Mobster’s Rating:
Alex Rivera’s Sleep Dealer is one of the most grounded science fiction films of recent memory. The first time director has referred to his work as ”science fiction with many anchors in today’s reality.” He isn’t joking. In the future according to Sleep Dealer, Mexico is walled off, their water supply has become privatized, and day-laborers don’t even have to leave the country to take immigrant jobs.
The dispossesed and desperate can simply file into shabby factories outfitted with the latest ‘node’ tecnology–it hooks into nerve ports in the human body– and remotely control construction robots, nanny robots and even deadly war planes from one location. Rivera might be a fresh director but his film is anything but amateur. This is a visually imaginative, sumptous and engaging work made all the more effective by a reality that feels like it could be happening tomorrow.
Like Blade Runner and The Matrix before it, Sleep Dealer has its finger on the pulse of the cyber-punk genre. The virtual workforce of the film may plug in and engage their robo-units through a nueral networking, but the dangers of the job, the crowded, sub-standard working conditions and the desperation of the operators are as close to authentic as you can get. I was never in doubt that this world could come to pass, given the right circumstances. Rivera chose Super 16 to film the movie, and his decision to go that direction has provided the picture with a warm, dusty glow for the outdoor scenes in the Mexican desert and a blue-green tint for the factory interiors.
Disorienting dream sequences that suggest the mind’s eye of a plugged-in operator are well done despite the low budget effects. Rivera understands exactly how far his resources will take him, and he pushes them as far as they will go, relenting before they snap. Wisely, he chooses to let his story work the magic and places his competent cast up-front so that the well drawn characters take center stage.
The film follows a young Mexican man named Menno, whose technological obsessions with hacking and evesdropping via an old sattelite bring a world of hurt down upon his family farm. When his father is accidentally shot by a military pilot sent on an anti-terrorist bug hunt, Menno has to leave the farm and his family to find a means to provide. He heads for Tijuana and becomes a node worker, operating a robotic unit that climbs scaffolding and builds towering high-rises. He works hours beyond a normal schedule, growing so tired that he almost loses control of his unit. He sends money back to his mother, but is not intent on returning. Closer than ever to the outside world, he sees the plight of Mexico within a global context and feels disenfranchised.
The plot turns and becomes a taut thriller when Menno meets Luza on a bus headed to the Node factory. Luza is a young writer and she hides her professional occupation from him because she is interested in capturing his story. From here, Rivera crafts a film that could have just as easily been an indie about modern day Mexico without the robots and cyber-stuff. It works as human drama and the plot is complex without being convoluted. When the pilot who shot Menno’s dad returns to the story he has a purpose in the grander architecture.

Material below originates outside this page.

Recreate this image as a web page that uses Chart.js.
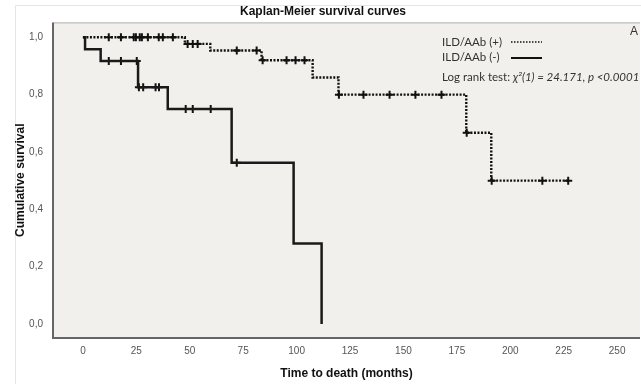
<!DOCTYPE html>
<html>
<head>
<meta charset="utf-8">
<script src="https://cdn.jsdelivr.net/npm/chart.js@4/dist/chart.umd.min.js"></script>
<style>
  html, body { margin: 0; background: #fff; overflow: hidden; }
  #wrap { width: 646px; height: 384px; }
</style>
</head>
<body>
<div id="wrap"><canvas id="km"></canvas></div>
<script>
// ILD/AAb (+): step times (months) and survival after each step
const posTimes = [0, 47.7, 59.6, 83.6, 107.5, 119.6, 179.4, 191.1, 227.1];
const posSurv  = [1, 0.977, 0.954, 0.920, 0.860, 0.800, 0.667, 0.500, 0.500];
// censored cases (+)
const posCens = [12.1, 17.8, 23.8, 24.8, 26.6, 27.6, 30.4, 35.5, 37.4, 42.1,
                 49.0, 51.4, 53.7, 72.0, 81.3, 84.1, 95.3, 99.5, 103.7,
                 119.8, 131.3, 143.5, 155.6, 167.8, 179.6, 191.3, 215.0, 227.1];

// ILD/AAb (-)
const negTimes = [0, 1.0, 8.3, 25.8, 39.7, 69.6, 98.6, 111.7];
const negSurv  = [1, 0.958, 0.917, 0.826, 0.750, 0.5625, 0.281, 0];
const negCens  = [12.1, 17.8, 25.2, 26.2, 28.2, 34.0, 35.6, 48.1, 51.4, 59.8, 72.0];

const xTicks = [0, 25, 50, 75, 100, 125, 150, 175, 200, 225, 250];
const yTicks = [0, 0.2, 0.4, 0.6, 0.8, 1.0];

// survival of a step curve at time t
function survAt(times, surv, t) {
    let s = surv[0];
    for (let i = 0; i < times.length; i++) {
        if (times[i] <= t) s = surv[i];
    }
    return s;
}
const toPts = (times, surv) => times.map((t, i) => ({x: t, y: surv[i]}));
const censPts = (cens, times, surv) => cens.map(t => ({x: t, y: survAt(times, surv, t)}));

const tickFont = {family: "'Liberation Sans Narrow', 'Liberation Sans', Arial", size: 10};
const titleFont = {family: "'Liberation Sans', Arial", size: 12, weight: 'bold'};

const panel = {
    id: 'panel',
    beforeDraw(chart) {
        const {ctx, chartArea: a} = chart;
        ctx.save();
        // faint frame of the figure
        ctx.strokeStyle = '#e4e4e4';
        ctx.lineWidth = 1;
        ctx.beginPath();
        ctx.moveTo(15.5, 384); ctx.lineTo(15.5, 5.5); ctx.lineTo(646, 5.5);
        ctx.stroke();
        ctx.fillStyle = '#f1f0ec';
        ctx.fillRect(a.left, a.top, a.right - a.left, a.bottom - a.top);
        ctx.strokeStyle = '#b0b0b0';
        ctx.beginPath(); ctx.moveTo(a.left, a.top + 0.5); ctx.lineTo(a.right, a.top + 0.5); ctx.stroke();
        ctx.strokeStyle = '#666';
        ctx.lineWidth = 2;
        ctx.beginPath();
        ctx.moveTo(a.left, a.top); ctx.lineTo(a.left, a.bottom); ctx.lineTo(a.right, a.bottom);
        ctx.stroke();
        ctx.restore();
    },
    afterDraw(chart) {
        const ctx = chart.ctx;
        ctx.save();
        ctx.fillStyle = '#333';
        ctx.textBaseline = 'middle';
        ctx.font = "11.5px Lato, 'Open Sans', sans-serif";
        ctx.fillText('ILD/AAb (+)', 442, 42);
        ctx.fillText('ILD/AAb (-)', 442, 57);
        const lead = 'Log rank test: ';
        ctx.fillText(lead, 442, 77);
        const w = ctx.measureText(lead).width;
        ctx.font = "italic 11.5px Lato, 'Open Sans', sans-serif";
        ctx.fillText('\u03c7\u00b2(1) = 24.171, p <0.0001', 442 + w, 77);
        ctx.font = "12px 'Liberation Sans', Arial";
        ctx.fillText('A', 630, 32);
        // legend samples
        ctx.strokeStyle = '#111';
        ctx.lineWidth = 1.6;
        ctx.setLineDash([1.5, 1.5]);
        ctx.beginPath(); ctx.moveTo(511, 42); ctx.lineTo(542, 42); ctx.stroke();
        ctx.setLineDash([]);
        ctx.lineWidth = 2;
        ctx.beginPath(); ctx.moveTo(511, 58); ctx.lineTo(542, 58); ctx.stroke();
        ctx.restore();
    }
};

new Chart(document.getElementById('km'), {
    type: 'scatter',
    data: {
        datasets: [{
            type: 'line',
            label: 'ILD/AAb (+)',
            data: toPts(posTimes, posSurv),
            stepped: 'before',
            borderColor: '#111',
            borderWidth: 2.4,
            borderDash: [2, 1.5],
            pointRadius: 0,
            fill: false
        }, {
            type: 'line',
            label: 'ILD/AAb (-)',
            data: toPts(negTimes, negSurv),
            stepped: 'before',
            borderColor: '#1a1a1a',
            borderWidth: 2.5,
            pointRadius: 0,
            fill: false
        }, {
            label: 'censored (+)',
            data: censPts(posCens, posTimes, posSurv),
            pointStyle: 'cross',
            pointRadius: 4,
            borderColor: '#111',
            borderWidth: 2
        }, {
            label: 'censored (-)',
            data: censPts(negCens, negTimes, negSurv),
            pointStyle: 'cross',
            pointRadius: 4,
            borderColor: '#111',
            borderWidth: 2
        }]
    },
    options: {
        responsive: true,
        maintainAspectRatio: false,
        animation: false,
        layout: {padding: 0},
        scales: {
            x: {
                type: 'linear',
                min: -14,
                max: 260.7,
                afterBuildTicks: s => { s.ticks = xTicks.map(v => ({value: v})); },
                afterFit: s => { s.height = 46; },
                grid: {display: false, drawTicks: false},
                border: {display: false},
                ticks: {font: tickFont, color: '#555', padding: 7},
                title: {display: true, text: 'Time to death (months)', font: titleFont, color: '#111', padding: {top: 0, bottom: 3}}
            },
            y: {
                min: -0.049,
                max: 1.052,
                afterBuildTicks: s => { s.ticks = yTicks.map(v => ({value: v})); },
                afterFit: s => { s.width = 53; },
                grid: {display: false, drawTicks: false},
                border: {display: false},
                ticks: {
                    font: tickFont, color: '#555', padding: 10,
                    callback: v => v.toFixed(1).replace('.', ',')
                },
                title: {display: true, text: 'Cumulative survival', font: titleFont, color: '#111', padding: {top: 13, bottom: 0}}
            }
        },
        plugins: {
            legend: {display: false},
            tooltip: {enabled: false},
            title: {
                display: true,
                text: 'Kaplan-Meier survival curves',
                font: {family: "'Liberation Sans', Arial", size: 12, weight: 'bold'},
                color: '#111',
                padding: {top: 4, bottom: 4}
            }
        }
    },
    plugins: [panel]
});
</script>
</body>
</html>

And yet, science fiction is exactly the right direction for the film. Taking the class struggles present in powerful speculative fiction like The Time Machine and Metropolis and relating them to the modern day issues of immigration and day-labor, Rivera has a made a movie that is not only timely but, in it’s own way, cautionary. I complained about Surrogates this past weekend because it ultimately didn’t have the courage of its anti-tech convictions and became a superficial action movie. Sleep Dealer is more confident in the tale it wants to tell. Rivera doesn’t target technology as evil but points the finger at government structures and societies that would abuse technology to exploit groups deemed expendable.
The actors are very good at what they have been asked to do, and Luis Fernando Peña as Memmo internalizes his character instinctively and handles the scenes where he has linked into his robotic counterpart with a certain haunting grace, reacting as if the machine plugged into his brain were a natural extension of his body. If this weren’t enough, he also has significant chemistry with Leonor Varela as Luz. Once Rivera settles down in Tijuana for the central section of Sleep Dealer, Varela and Peña are carrying the movie. They are more than up to the task and with Rivera’s focused dialogue they elevate the film and its emotional impact.
Rivera is a skilled and thoughtful writer, but as a director he’s still growing. Sometimes Sleep Dealer feels too sluggish or clunky in its pace, and although there is a truly lush and sensual visual template, the film’s transitions are often weak. Rivera returns often to familiar compositions and sequences. At one point, I felt like I was seeing the same robo-construction scenes over and over. While these issues occasionally stifle the drama, they do not undercut or sink the film.
Rivera’s movie is a signficant achievement and a shining example of the cyberpunk genre. In fact, Sleep Dealer moves past cyberpunk and into a world of its own. A world so closely mirroring ours that it picks up all our concerns and carries them,amplifying them as it goes.